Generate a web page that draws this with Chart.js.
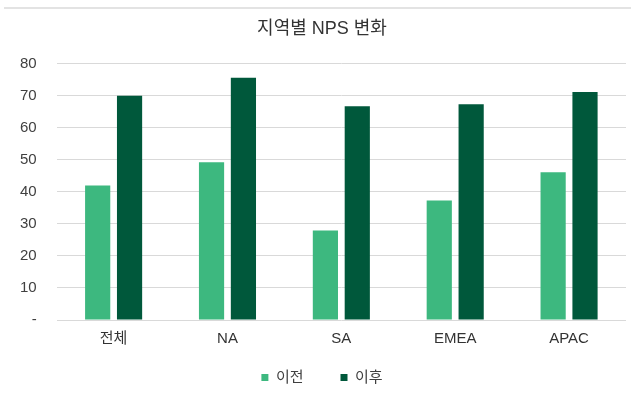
<!DOCTYPE html>
<html>
<head>
<meta charset="utf-8">
<script src="https://cdn.jsdelivr.net/npm/chart.js@4"></script>
<style>
  html, body { margin: 0; padding: 0; background: #fff; }
</style>
</head>
<body>
<canvas id="chart" width="631" height="400"></canvas>
<script>
// data
const regions = ['전체', 'NA', 'SA', 'EMEA', 'APAC'];
const before = [42, 49.2, 27.9, 37.3, 46.1];
const after = [70, 75.6, 66.7, 67.3, 71.1];
const seriesNames = ['이전', '이후'];
const yTicks = [0, 10, 20, 30, 40, 50, 60, 70, 80];

const FONT = '"Liberation Sans", "Noto Sans CJK KR", Arial, sans-serif';

// thin frame line along the top, plus small nudges of title and legend
const extras = {
  id: 'extras',
  afterLayout(chart) {
    chart.legend.left += 9;
    chart.legend.right += 9;
    chart.titleBlock.left += 9;
    chart.titleBlock.right += 9;
  },
  beforeDraw(chart) {
    const c = chart.ctx;
    c.save();
    c.strokeStyle = '#E3E3E3';
    c.lineWidth = 2;
    c.beginPath();
    c.moveTo(4, 8);
    c.lineTo(chart.width, 8);
    c.stroke();
    c.restore();
  },
};

const ctx = document.getElementById('chart').getContext('2d');
const chart = new Chart(ctx, {
  type: 'bar',
  data: {
    labels: regions,
    datasets: [
      {
        label: seriesNames[0],
        data: before,
        backgroundColor: '#3DB87F',
        borderWidth: 0,
      },
      {
        label: seriesNames[1],
        data: after,
        backgroundColor: '#00583B',
        borderWidth: 0,
      },
    ],
  },
  plugins: [extras],
  options: {
    responsive: false,
    animation: false,
    categoryPercentage: 0.56,
    barPercentage: 0.79,
    layout: { padding: { left: 0, right: 5, top: 10, bottom: 5 } },
    plugins: {
      title: {
        display: true,
        text: '지역별 NPS 변화',
        color: '#333333',
        font: { family: FONT, size: 18, weight: 'normal' },
        padding: { top: 8, bottom: 24 },
      },
      legend: {
        position: 'bottom',
        labels: {
          color: '#404040',
          font: { family: FONT, size: 15 },
          boxWidth: 7,
          boxHeight: 7,
          padding: 12,
          // extra spaces widen the gap between the two entries
          generateLabels: (ch) => {
            const items = Chart.defaults.plugins.legend.labels.generateLabels(ch);
            items[0].text = items[0].text + '      ';
            return items;
          },
        },
      },
      tooltip: { enabled: false },
    },
    scales: {
      x: {
        grid: { display: false, drawTicks: false },
        border: { display: false },
        ticks: {
          color: '#333333',
          font: { family: FONT, size: 15 },
          padding: 10,
        },
      },
      y: {
        min: 0,
        max: 80,
        afterBuildTicks: (axis) => {
          axis.ticks = yTicks.map(v => ({ value: v }));
        },
        grid: { color: '#D9D9D9', lineWidth: 1, drawTicks: false },
        border: { display: false },
        ticks: {
          color: '#404040',
          font: { family: FONT, size: 15 },
          padding: 20,
          callback: (v) => (v === 0 ? '-' : v),
        },
      },
    },
  },
});
</script>
</body>
</html>
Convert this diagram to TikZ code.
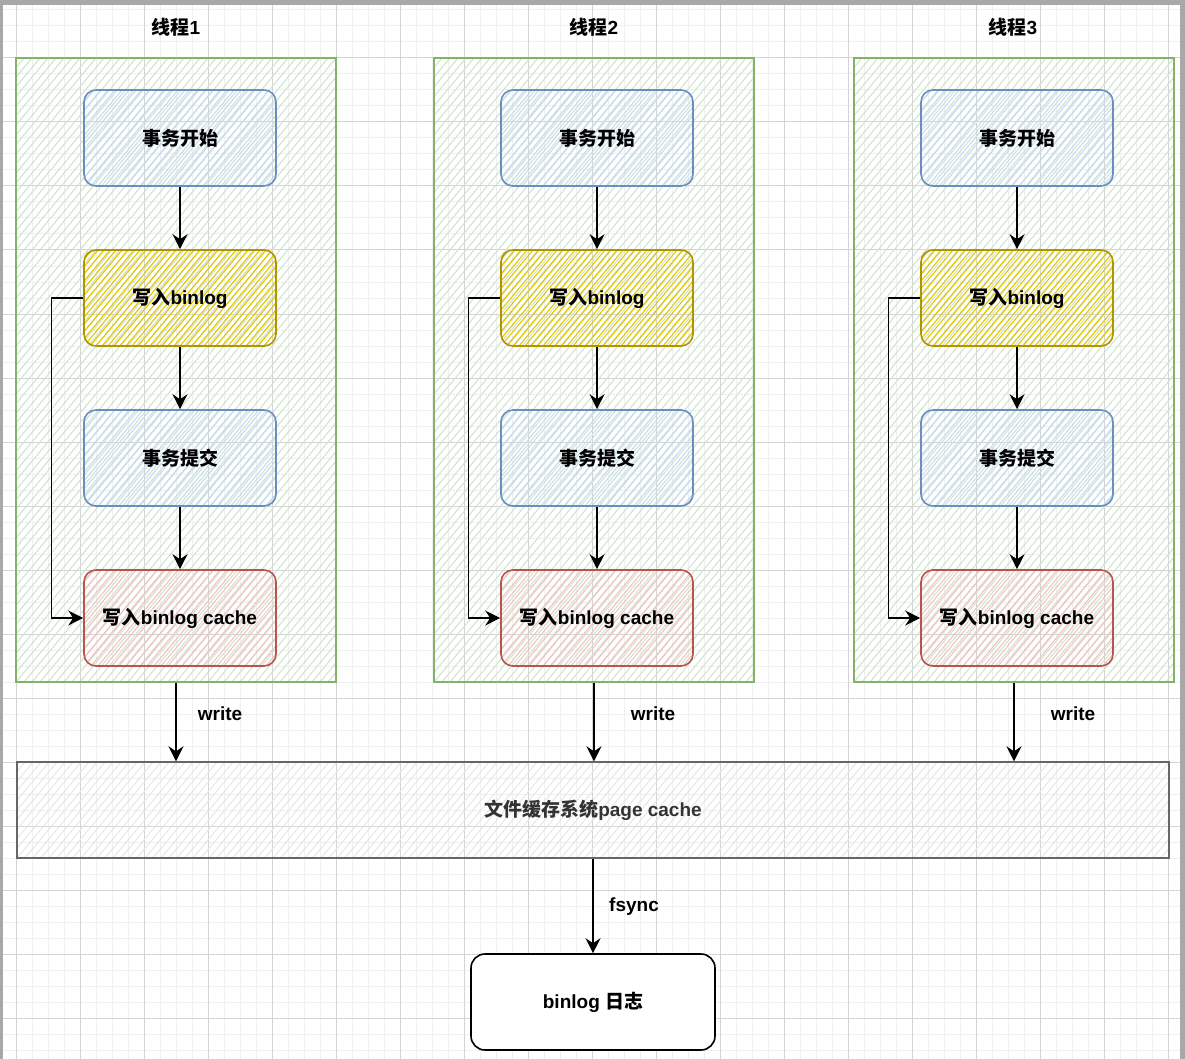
\documentclass[tikz,border=0pt]{standalone}
\usepackage{fontspec}
\setmainfont{Liberation Sans}
\newfontfamily\cjk{Noto Sans CJK SC}
\newcommand\zh[1]{{\cjk #1}}
\usetikzlibrary{arrows.meta}
\definecolor{cblue}{HTML}{6C8EBF}
\definecolor{hblue}{HTML}{C6DAF5}
\definecolor{cyellow}{HTML}{B09500}
\definecolor{hyellow}{HTML}{E3C800}
\definecolor{cred}{HTML}{B85450}
\definecolor{hred}{HTML}{F3C2C0}
\definecolor{cgreen}{HTML}{82B366}
\definecolor{hgreen}{HTML}{CFE5CD}
\definecolor{cgray}{HTML}{666666}
\definecolor{hgray}{HTML}{E6E6E6}
\definecolor{gminor}{HTML}{F0F0F0}
\definecolor{gmajor}{HTML}{D4D4D4}
\definecolor{frame}{HTML}{A8A8A8}
\definecolor{ctext}{HTML}{333333}
\begin{document}
\begin{tikzpicture}[x=1pt,y=-1pt,
  hatch/.style n args={3}{path picture={
    \foreach \i in {#2}
      \draw[#1,line width=#3] ([xshift=\i*1pt]path picture bounding box.south west) -- ++(1000pt,1200pt);}},
  txt/.style={font=\fontsize{19}{23}\selectfont\bfseries},
  box/.style={txt, rectangle, rounded corners=12pt, minimum width=192pt, minimum height=96pt, line width=1.6pt, inner sep=0pt},
  bluebox/.style={box, draw=cblue, hatch={hblue}{-84,-77,...,196}{1.1pt}},
  yellowbox/.style={box, draw=cyellow, hatch={hyellow}{-84,-78,...,196}{1.1pt}},
  redbox/.style={box, draw=cred, hatch={hred}{-84,-77,...,196}{1.1pt}},
  cont/.style={rectangle, draw=cgreen, line width=1.6pt, minimum width=320pt, minimum height=624pt, inner sep=0pt, hatch={hgreen}{-528,-520,...,328}{1.1pt}},
  conn/.style={draw=black, line width=1.4pt, -{Stealth[length=15pt,width=15pt,inset=5pt]}},
  loopconn/.style={draw=black, line width=1.2pt, -{Stealth[length=15pt,width=15pt,inset=5pt]}},
]
\useasboundingbox (0,0) rectangle (1185,1059);
% grid
\foreach \x in {0,16,...,1184} \draw[gminor,line width=1pt] (\x,5) -- (\x,1059);
\foreach \y in {10,26,...,1058} \draw[gminor,line width=1pt] (3,\y) -- (1180,\y);
\foreach \x in {16,80,...,1180} \draw[gmajor,line width=1pt] (\x,5) -- (\x,1059);
\foreach \y in {58,122,...,1058} \draw[gmajor,line width=1pt] (3,\y) -- (1180,\y);
% frame
\fill[frame] (0,0) rectangle (1185,5);
\fill[frame] (0,0) rectangle (3,1059);
\fill[frame] (1180,0) rectangle (1185,1059);

% titles
\node[txt] (t1) at (176,27) {\zh{线程}1};
\node[txt] (t2) at (594,27) {\zh{线程}2};
\node[txt] (t3) at (1013,27) {\zh{线程}3};

% containers
\node[cont] (c1) at (176,370) {};
\node[cont] (c2) at (594,370) {};
\node[cont] (c3) at (1014,370) {};

% boxes
\foreach \n/\cx in {1/180,2/597,3/1017}{
  \node[bluebox] (s\n) at (\cx,138) {\zh{事务开始}};
  \node[yellowbox] (b\n) at (\cx,298) {\zh{写入}binlog};
  \node[bluebox] (m\n) at (\cx,458) {\zh{事务提交}};
  \node[redbox] (k\n) at (\cx,618) {\zh{写入}binlog cache};
  \draw[conn] (s\n) -- (b\n);
  \draw[conn] (b\n) -- (m\n);
  \draw[conn] (m\n) -- (k\n);
  \draw[loopconn] (b\n.west) -- ++(-32,0) |- (k\n.west);
}

% page cache
\node[txt, text=ctext, rectangle, draw=cgray, line width=1.4pt, minimum width=1152pt, minimum height=96pt, inner sep=0pt,
  hatch={hgray}{-88,-80,...,1160}{1pt}] (pc) at (593,810) {\zh{文件缓存系统}page cache};

% binlog log
\node[txt, rectangle, rounded corners=14pt, draw=black, fill=white, line width=1.6pt, minimum width=244pt, minimum height=96pt, inner sep=0pt] (bl) at (593,1002) {binlog \zh{日志}};

% write arrows
\foreach \n in {1,2,3}
  \draw[conn] (c\n.south) -- (c\n.south |- pc.north);
\node[txt] (w1) at (220,714) {write};
\node[txt] (w2) at (653,714) {write};
\node[txt] (w3) at (1073,714) {write};

% fsync
\draw[conn] (pc.south) -- (bl.north);
\node[txt] (fs) at (634,907) {fsync};
\end{tikzpicture}
\end{document}
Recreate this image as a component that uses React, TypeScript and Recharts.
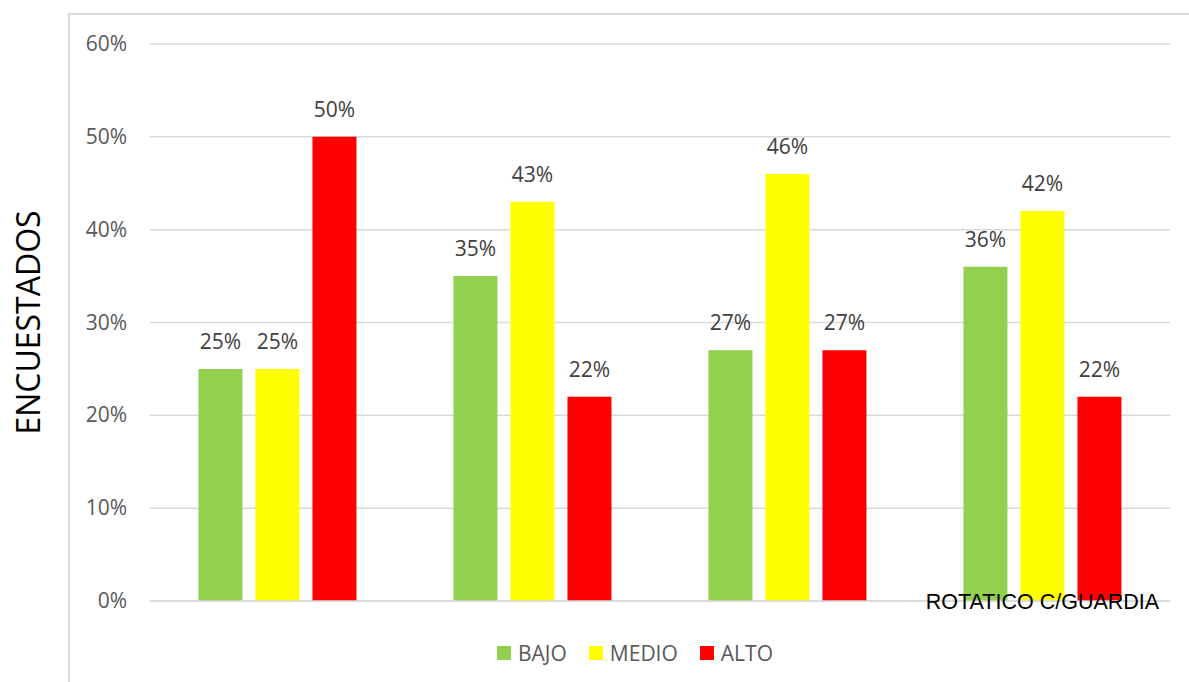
# # #
Go through the entries and return each line where the word "page" appears.

> **ANSWER TO THE PROBLEM**:
Generate a web page that draws this with Chart.js.
% page cache
  hatch={hgray}{-88,-80,...,1160}{1pt}] (pc) at (593,810) {\zh{文件缓存系统}page cache};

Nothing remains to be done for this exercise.